» Work instructions
Reproduce each line bearing the word "this".

(Records with drawing code)
+++

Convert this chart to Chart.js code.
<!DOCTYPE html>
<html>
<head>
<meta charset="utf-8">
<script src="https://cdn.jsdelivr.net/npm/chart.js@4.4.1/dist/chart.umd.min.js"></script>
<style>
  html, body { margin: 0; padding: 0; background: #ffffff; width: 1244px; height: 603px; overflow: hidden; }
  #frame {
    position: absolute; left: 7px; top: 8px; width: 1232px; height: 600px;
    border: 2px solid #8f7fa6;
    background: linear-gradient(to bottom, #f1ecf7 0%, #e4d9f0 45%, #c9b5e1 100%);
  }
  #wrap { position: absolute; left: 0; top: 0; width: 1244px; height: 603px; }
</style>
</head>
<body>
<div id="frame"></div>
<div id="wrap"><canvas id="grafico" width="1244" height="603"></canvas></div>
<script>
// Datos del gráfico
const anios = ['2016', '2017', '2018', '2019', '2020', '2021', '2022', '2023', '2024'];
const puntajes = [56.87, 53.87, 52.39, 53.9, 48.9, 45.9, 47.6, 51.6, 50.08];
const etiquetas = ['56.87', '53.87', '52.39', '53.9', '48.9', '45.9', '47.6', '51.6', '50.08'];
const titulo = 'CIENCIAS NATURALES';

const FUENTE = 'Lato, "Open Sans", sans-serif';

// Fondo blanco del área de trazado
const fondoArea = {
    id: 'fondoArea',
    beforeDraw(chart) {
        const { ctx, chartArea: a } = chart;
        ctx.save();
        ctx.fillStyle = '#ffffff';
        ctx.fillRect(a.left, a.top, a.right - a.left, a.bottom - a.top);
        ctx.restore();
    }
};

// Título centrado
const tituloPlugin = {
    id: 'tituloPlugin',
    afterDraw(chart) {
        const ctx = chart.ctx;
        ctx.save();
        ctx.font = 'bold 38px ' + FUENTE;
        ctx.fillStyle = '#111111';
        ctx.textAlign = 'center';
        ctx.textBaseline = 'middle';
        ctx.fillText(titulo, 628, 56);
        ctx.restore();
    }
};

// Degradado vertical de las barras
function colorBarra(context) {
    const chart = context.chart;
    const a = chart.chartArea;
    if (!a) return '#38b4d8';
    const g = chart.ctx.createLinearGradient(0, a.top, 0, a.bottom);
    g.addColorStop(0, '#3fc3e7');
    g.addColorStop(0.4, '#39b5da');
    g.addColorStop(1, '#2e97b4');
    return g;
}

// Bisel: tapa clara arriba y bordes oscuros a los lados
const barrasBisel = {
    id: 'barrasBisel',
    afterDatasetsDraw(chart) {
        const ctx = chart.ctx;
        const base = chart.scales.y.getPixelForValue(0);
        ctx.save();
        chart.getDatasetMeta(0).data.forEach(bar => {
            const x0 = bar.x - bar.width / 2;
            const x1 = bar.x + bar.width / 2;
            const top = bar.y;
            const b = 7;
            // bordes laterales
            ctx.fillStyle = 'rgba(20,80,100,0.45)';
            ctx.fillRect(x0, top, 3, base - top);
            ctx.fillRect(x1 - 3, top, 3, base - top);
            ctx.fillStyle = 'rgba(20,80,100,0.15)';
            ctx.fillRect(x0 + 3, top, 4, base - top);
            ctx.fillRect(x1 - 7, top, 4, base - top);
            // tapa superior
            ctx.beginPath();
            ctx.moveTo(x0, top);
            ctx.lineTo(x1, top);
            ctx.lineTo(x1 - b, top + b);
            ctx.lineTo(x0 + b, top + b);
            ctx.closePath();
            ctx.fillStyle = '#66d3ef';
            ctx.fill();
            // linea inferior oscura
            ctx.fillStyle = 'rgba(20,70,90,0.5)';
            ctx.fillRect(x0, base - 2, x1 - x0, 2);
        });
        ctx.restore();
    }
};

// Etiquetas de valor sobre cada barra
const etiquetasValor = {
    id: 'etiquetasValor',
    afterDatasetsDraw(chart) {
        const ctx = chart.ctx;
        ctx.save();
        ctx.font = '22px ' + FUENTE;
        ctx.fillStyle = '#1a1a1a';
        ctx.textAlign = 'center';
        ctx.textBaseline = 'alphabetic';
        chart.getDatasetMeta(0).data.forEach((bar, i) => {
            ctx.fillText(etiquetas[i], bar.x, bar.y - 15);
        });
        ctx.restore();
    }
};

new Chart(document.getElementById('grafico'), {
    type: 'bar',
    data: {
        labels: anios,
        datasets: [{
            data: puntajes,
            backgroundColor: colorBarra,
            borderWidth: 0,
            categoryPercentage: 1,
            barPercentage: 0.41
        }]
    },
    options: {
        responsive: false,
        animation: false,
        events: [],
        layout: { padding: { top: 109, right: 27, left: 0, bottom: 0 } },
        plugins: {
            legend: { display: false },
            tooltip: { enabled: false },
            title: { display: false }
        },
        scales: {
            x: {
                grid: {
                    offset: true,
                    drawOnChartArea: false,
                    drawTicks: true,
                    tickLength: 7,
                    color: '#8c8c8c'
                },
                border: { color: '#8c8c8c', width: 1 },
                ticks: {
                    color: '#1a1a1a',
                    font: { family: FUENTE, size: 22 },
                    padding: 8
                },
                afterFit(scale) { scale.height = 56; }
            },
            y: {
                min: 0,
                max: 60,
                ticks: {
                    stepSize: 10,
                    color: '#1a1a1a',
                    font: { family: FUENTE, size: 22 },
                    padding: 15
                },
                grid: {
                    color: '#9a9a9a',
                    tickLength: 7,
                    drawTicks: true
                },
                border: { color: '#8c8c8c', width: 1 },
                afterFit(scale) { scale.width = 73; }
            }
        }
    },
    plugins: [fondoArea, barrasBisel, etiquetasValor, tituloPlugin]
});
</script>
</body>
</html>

+++

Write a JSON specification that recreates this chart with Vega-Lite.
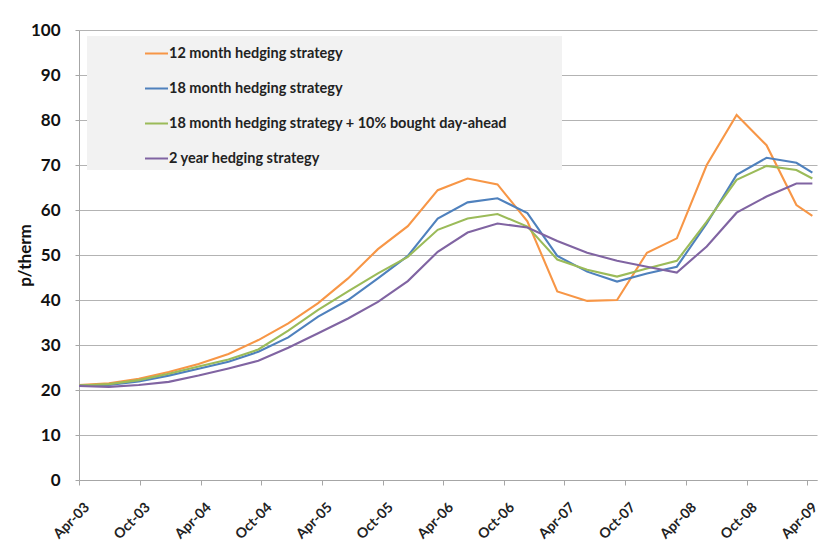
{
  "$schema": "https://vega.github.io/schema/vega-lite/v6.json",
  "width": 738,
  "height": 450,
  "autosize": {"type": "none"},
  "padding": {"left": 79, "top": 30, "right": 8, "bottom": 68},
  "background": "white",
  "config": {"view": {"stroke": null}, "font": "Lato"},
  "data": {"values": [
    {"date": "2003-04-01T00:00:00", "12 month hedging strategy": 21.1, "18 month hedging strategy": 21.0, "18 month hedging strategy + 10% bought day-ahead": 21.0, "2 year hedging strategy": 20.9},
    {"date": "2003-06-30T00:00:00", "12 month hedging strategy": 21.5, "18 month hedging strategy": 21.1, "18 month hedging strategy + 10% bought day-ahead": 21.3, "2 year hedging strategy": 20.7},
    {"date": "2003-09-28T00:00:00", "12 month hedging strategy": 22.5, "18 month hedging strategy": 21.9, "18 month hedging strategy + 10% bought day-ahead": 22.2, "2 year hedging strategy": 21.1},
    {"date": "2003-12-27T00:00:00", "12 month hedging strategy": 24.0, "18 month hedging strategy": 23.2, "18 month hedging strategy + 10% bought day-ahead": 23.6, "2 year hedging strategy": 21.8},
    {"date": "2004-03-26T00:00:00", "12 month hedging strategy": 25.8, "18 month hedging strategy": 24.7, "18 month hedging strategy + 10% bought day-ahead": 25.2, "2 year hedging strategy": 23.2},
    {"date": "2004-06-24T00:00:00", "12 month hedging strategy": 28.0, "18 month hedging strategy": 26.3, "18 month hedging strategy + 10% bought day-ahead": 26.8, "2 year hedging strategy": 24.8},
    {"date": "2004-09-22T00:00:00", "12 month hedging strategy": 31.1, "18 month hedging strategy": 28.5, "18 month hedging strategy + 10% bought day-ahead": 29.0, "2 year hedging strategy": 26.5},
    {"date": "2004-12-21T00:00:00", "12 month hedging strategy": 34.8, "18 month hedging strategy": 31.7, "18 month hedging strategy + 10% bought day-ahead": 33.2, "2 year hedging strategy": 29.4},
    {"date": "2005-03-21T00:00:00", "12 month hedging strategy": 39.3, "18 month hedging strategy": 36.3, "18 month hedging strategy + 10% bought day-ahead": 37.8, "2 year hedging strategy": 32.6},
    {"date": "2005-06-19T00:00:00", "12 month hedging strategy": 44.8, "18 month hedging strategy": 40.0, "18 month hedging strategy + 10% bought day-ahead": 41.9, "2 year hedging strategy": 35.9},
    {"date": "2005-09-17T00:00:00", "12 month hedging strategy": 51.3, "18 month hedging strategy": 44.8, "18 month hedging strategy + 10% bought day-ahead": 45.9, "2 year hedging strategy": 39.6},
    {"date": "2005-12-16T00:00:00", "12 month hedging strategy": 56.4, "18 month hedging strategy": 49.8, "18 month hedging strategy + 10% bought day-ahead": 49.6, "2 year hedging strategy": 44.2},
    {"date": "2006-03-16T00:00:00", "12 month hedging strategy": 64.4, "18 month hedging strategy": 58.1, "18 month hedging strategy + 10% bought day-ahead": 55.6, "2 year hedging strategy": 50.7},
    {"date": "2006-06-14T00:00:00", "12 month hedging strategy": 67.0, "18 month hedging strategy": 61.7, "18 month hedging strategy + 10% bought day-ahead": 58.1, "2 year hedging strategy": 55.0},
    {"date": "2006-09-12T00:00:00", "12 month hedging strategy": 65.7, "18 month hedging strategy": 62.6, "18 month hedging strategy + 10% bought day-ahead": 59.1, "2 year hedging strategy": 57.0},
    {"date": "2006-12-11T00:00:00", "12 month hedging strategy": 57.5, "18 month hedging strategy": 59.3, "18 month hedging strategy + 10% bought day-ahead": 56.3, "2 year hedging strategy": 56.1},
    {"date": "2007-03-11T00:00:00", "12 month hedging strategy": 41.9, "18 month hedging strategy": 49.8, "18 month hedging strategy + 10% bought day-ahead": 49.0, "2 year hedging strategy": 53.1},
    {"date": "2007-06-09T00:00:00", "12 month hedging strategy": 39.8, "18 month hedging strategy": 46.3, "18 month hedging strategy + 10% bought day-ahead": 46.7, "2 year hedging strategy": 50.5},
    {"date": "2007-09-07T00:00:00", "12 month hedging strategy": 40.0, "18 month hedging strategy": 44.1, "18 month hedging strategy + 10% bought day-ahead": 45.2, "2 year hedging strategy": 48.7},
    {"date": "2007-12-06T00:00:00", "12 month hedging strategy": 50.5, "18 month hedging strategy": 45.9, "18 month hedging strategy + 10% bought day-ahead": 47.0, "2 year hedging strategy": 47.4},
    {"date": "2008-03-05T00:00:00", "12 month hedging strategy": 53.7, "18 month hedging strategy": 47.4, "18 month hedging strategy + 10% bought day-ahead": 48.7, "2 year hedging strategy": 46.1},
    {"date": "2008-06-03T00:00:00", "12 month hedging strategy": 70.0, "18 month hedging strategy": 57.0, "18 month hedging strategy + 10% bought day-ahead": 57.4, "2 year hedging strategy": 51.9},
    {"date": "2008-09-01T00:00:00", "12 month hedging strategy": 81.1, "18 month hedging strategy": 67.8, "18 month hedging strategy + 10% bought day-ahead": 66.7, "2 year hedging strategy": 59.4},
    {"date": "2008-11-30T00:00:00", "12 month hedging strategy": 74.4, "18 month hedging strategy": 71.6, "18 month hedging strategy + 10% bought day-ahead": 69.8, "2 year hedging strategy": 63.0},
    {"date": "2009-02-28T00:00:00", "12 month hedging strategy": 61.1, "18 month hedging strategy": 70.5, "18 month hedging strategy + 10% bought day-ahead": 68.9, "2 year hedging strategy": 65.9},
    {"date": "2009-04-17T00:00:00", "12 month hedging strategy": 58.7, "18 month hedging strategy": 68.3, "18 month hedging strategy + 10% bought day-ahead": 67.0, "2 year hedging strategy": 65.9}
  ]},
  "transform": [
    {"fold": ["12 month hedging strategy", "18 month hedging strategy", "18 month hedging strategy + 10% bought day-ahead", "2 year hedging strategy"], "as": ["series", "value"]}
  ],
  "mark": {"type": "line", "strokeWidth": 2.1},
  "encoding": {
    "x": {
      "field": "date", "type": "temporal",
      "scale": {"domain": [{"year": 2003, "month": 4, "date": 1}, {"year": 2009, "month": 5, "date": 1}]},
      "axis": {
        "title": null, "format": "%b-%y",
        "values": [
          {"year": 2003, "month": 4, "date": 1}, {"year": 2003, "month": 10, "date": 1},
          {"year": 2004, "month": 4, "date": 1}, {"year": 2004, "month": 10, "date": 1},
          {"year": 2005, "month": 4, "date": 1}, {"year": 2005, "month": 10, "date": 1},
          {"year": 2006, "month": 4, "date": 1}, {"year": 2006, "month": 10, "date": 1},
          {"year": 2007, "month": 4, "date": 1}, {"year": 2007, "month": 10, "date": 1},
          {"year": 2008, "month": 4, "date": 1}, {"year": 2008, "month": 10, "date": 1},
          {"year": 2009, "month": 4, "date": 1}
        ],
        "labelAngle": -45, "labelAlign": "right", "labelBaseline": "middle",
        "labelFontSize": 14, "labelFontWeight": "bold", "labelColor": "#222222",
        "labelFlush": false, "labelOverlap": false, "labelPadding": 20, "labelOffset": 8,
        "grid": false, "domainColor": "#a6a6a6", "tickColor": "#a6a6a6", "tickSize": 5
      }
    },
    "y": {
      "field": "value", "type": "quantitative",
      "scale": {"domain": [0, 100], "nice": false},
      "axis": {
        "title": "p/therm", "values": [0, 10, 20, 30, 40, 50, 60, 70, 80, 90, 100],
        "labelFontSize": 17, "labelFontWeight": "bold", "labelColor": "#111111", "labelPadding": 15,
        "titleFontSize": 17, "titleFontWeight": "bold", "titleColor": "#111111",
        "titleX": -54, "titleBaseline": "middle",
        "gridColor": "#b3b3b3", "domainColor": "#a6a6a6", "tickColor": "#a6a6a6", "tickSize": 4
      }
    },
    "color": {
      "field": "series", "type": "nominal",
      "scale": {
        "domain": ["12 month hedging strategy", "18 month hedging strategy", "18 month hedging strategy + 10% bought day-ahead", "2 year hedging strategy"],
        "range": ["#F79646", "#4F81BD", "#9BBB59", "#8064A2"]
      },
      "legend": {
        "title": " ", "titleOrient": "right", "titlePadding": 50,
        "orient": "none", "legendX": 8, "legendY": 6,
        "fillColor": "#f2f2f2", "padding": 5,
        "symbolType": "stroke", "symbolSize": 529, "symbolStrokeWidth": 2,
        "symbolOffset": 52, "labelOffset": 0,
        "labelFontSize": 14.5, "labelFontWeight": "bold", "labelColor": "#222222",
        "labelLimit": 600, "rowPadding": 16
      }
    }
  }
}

+++

» Solution
Convert this chart to Chart.js code.
Write a JSON specification that recreates this chart with Vega-Lite.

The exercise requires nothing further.